On Tuesday more details of the case were featured on the Knoxville evening news. Susan was watching. There was Dr. Bass holding the skull, examining it and discussing his forensic findings with a reporter. A vial of formaldehyde containing the victim’s hair was held up for dis
play. The image of the dark curl suspended in liquid burned a memory in Susan’s mind that she would never be able to forget. And then the reporter described the jewelry, including the crab pendant.
Susan called Anita.
Tears spilled down Anita’s cheeks, soaking into her sweater as she reached for a box of tissues. Looking back, she had always known how this would end. That first night after Michelle had disappeared, after the chase with Larry Lee Smith when Anita had come home consumed by panic and fear, her mother’s intuition had told her the outcome. “I just knew at that point that Michelle was dead,” she later confided. “I felt it.” But it was a feeling that Anita had pushed down as far as she could for as long as she could. Two whole years. But she knew for certain now. Before Dr.

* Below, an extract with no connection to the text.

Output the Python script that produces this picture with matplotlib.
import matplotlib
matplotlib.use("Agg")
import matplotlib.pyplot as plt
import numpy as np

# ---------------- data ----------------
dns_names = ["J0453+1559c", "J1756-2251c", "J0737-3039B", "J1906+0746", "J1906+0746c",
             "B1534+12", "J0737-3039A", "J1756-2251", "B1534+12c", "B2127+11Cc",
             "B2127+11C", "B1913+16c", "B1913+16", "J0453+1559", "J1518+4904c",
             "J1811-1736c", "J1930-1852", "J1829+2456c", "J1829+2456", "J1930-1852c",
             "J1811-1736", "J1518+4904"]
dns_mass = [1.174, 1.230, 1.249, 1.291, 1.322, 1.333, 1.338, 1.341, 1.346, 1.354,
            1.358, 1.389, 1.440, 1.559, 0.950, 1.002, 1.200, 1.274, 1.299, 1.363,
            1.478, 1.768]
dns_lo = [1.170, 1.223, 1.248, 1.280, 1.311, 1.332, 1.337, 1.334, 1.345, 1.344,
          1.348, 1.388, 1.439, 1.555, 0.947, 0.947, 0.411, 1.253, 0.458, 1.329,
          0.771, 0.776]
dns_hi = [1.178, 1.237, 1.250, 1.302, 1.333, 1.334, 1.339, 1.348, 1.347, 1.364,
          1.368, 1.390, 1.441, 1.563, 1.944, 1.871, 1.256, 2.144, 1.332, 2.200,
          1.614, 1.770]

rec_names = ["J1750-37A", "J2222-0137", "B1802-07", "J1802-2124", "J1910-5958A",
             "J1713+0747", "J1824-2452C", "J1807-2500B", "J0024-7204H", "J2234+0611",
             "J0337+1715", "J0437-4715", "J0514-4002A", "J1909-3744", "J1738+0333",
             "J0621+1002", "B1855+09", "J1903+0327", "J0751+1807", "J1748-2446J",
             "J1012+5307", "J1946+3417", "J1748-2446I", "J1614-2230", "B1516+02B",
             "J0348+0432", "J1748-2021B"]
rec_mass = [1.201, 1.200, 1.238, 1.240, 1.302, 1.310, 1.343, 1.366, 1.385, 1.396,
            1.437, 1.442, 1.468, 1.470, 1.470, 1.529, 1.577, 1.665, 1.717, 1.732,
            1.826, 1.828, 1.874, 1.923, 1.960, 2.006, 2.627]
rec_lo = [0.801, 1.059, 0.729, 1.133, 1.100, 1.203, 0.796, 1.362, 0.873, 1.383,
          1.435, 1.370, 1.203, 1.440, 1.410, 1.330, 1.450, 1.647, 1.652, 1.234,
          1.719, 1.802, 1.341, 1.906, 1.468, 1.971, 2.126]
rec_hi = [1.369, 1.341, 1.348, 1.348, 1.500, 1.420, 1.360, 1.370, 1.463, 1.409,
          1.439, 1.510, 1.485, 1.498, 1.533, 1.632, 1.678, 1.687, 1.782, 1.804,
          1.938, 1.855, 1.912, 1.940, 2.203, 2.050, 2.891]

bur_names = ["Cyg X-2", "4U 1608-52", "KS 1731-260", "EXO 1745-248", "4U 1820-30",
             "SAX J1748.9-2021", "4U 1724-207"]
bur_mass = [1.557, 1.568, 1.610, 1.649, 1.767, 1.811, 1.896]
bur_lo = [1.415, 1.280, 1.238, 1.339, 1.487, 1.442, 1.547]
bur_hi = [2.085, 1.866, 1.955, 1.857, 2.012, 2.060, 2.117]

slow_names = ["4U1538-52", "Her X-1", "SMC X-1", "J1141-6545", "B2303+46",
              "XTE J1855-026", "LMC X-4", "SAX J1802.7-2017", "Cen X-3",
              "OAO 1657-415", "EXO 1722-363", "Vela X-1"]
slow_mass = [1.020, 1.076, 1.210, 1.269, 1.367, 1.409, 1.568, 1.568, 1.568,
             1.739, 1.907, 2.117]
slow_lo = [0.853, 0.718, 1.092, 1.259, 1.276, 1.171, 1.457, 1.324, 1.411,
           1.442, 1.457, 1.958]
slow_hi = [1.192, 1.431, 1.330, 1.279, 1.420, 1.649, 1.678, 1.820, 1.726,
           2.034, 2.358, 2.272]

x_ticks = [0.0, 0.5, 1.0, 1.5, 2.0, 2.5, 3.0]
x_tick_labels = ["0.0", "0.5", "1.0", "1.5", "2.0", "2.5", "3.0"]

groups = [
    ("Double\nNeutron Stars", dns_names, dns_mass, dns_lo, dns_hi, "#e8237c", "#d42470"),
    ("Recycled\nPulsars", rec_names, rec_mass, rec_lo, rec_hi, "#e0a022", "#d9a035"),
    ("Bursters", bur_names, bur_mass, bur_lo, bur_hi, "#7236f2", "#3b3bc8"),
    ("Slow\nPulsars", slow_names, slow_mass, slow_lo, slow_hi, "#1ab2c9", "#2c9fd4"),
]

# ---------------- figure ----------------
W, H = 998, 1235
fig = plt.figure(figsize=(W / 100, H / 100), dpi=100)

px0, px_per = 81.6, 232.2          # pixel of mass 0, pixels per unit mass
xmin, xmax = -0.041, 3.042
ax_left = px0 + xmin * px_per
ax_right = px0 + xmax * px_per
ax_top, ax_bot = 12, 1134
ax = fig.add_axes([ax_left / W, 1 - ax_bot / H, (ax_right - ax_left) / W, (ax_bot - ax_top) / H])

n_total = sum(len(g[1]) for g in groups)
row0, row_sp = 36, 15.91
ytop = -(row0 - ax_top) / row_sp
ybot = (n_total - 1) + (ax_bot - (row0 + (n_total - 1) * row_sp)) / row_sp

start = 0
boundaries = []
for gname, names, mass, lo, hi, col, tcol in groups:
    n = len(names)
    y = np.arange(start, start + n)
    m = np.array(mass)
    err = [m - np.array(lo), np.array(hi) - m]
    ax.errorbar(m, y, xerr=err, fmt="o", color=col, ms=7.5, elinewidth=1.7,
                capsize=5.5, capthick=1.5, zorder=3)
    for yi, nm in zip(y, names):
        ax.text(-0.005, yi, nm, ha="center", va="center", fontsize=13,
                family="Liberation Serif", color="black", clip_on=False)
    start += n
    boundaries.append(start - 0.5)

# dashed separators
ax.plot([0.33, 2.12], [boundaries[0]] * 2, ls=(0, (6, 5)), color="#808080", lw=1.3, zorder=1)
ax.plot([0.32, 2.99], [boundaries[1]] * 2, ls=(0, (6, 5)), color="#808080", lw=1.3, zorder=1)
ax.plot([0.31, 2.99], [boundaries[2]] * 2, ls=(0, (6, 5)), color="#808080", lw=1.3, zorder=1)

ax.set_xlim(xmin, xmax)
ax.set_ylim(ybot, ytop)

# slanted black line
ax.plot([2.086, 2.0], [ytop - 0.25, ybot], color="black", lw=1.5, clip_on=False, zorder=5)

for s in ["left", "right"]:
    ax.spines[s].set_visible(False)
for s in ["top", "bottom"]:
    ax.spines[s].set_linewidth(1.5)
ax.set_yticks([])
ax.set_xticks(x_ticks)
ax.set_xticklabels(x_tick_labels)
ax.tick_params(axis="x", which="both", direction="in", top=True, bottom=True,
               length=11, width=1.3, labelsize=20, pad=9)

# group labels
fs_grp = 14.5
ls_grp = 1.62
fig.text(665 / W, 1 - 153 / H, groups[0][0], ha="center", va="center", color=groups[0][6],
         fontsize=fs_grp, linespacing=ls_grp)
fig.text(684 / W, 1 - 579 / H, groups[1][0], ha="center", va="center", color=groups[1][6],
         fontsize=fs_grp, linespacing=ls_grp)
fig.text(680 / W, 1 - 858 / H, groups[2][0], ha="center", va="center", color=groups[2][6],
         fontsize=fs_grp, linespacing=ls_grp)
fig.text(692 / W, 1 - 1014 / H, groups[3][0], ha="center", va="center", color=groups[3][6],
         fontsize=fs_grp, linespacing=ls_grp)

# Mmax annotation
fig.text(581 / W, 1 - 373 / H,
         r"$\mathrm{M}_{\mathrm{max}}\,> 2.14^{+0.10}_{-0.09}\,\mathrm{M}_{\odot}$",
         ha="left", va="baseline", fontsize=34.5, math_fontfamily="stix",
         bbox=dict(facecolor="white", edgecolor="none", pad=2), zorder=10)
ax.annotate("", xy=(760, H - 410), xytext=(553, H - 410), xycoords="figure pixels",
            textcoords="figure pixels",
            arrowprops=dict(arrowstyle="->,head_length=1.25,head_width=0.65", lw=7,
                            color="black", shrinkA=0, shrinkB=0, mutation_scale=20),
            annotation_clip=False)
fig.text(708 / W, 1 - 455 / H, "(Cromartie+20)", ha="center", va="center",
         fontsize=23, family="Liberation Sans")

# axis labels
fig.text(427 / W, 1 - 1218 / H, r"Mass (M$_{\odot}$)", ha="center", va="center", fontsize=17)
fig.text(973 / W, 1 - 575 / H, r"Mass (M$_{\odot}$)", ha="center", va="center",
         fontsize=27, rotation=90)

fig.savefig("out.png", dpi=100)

Bass could confirm an identity, she knew that the female who had spent the last two years alone with the sounds of the forest on that remote Cumberland County hillside was Michelle.

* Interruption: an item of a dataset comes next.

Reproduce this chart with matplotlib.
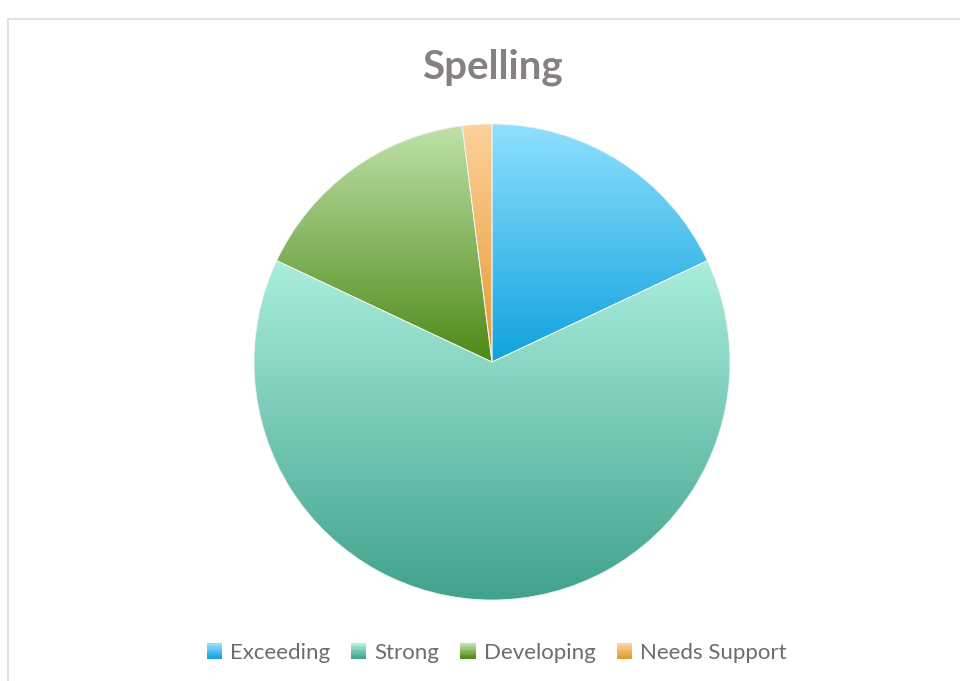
import numpy as np
import matplotlib.pyplot as plt
from matplotlib.colors import LinearSegmentedColormap, to_rgb
from matplotlib.patches import Rectangle
from matplotlib.legend_handler import HandlerBase

plt.rcParams['font.family'] = ['Lato', 'DejaVu Sans']

# spelling results
labels = ["Exceeding", "Strong", "Developing", "Needs Support"]
values = [9, 32, 8, 1]
# gradient colours per slice (top, bottom)
top_colors = ["#8fe0ff", "#aaeedc", "#c0e1a9", "#fdd19b"]
bottom_colors = ["#10a2dd", "#40a28d", "#4d8a18", "#e3992f"]

W, H = 960, 681
fig = plt.figure(figsize=(W / 100, H / 100), dpi=100)
ax = fig.add_axes([0, 0, 1, 1])

# chart frame
ax.plot([7.5, 7.5, W + 5], [-5, H - 18.5, H - 18.5], color="#dcdcdc", lw=1.2)

wedges, _ = ax.pie(values, center=(492, H - 362), radius=238, startangle=90,
                   counterclock=False, frame=True,
                   wedgeprops=dict(linewidth=0.6, edgecolor="#f4f4f4"))

for w, c1, c2 in zip(wedges, top_colors, bottom_colors):
    path = w.get_path().transformed(w.get_patch_transform())
    (x0, y0), (x1, y1) = path.get_extents().get_points()
    cmap = LinearSegmentedColormap.from_list("g", [c2, c1])
    grad = np.linspace(0, 1, 256).reshape(-1, 1)
    im = ax.imshow(grad, cmap=cmap, extent=(x0, x1, y0, y1), origin="lower",
                   aspect="auto", zorder=w.get_zorder() + 0.1)
    im.set_clip_path(w)
    w.set_facecolor("none")
    w.set_zorder(w.get_zorder() + 0.2)

ax.set_xlim(0, W)
ax.set_ylim(0, H)
ax.set_aspect("equal")
ax.axis("off")


class GradientHandler(HandlerBase):
    def __init__(self, c1, c2):
        super().__init__()
        self.c1, self.c2 = np.array(to_rgb(c1)), np.array(to_rgb(c2))

    def create_artists(self, legend, orig_handle, xdescent, ydescent,
                       width, height, fontsize, trans):
        side = 11
        x = -xdescent + width - side
        y = -ydescent + (height - side) / 2
        n = 12
        arts = []
        for i in range(n):
            t = i / (n - 1)
            col = self.c2 * (1 - t) + self.c1 * t
            arts.append(Rectangle((x, y + side * i / n), side, side / n + 0.3,
                                  facecolor=col, edgecolor="none", transform=trans))
        return arts


handles = [Rectangle((0, 0), 1, 1) for _ in labels]
hmap = {h: GradientHandler(a, b) for h, a, b in zip(handles, top_colors, bottom_colors)}
fig.legend(handles, labels, handler_map=hmap, loc="center",
           bbox_to_anchor=(498 / W, 1 - 653 / H), ncol=4, frameon=False,
           fontsize=16, labelcolor="#6f6b6b", handlelength=0.55,
           handletextpad=0.35, columnspacing=1.1)

fig.text(492 / W, 1 - 67 / H, "Spelling", ha="center", va="center",
         fontsize=29, fontweight="bold", color="#858180")

fig.savefig("out.png", dpi=100)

When Agent DeVuono and KPD Homicide Investigator Randy York arrived at Anita’s house to give her an update, they saw that she already knew. “Her heart was broken,” observed York, who had just been assigned to the case. “I felt so bad for her.”
Twenty-nine teeth of the victim were retrieved from the site. On Wednesday, January 25th, dental bitewing radiographs were produced from the remains by Dr. R. Douglas Beals, Michelle’s dentist and uncle, and Dr. Bass and his staff. These were compared with ones taken of Michelle’s teeth three years earlier in her uncle’s office.
Both men determined that they had found a match. Jane Doe No. 89-01 was now positively identified as Michelle Denise Anderson, date of birth 6/24/71; last seen 1/10/87; remains found 1/22/89. Agent DeVuono was present in Dr. Bass’s lab when he made the announcement. Dr. Bass held up the skull in triumph. Another forensic case solved. Agent DeVuono felt crestfallen.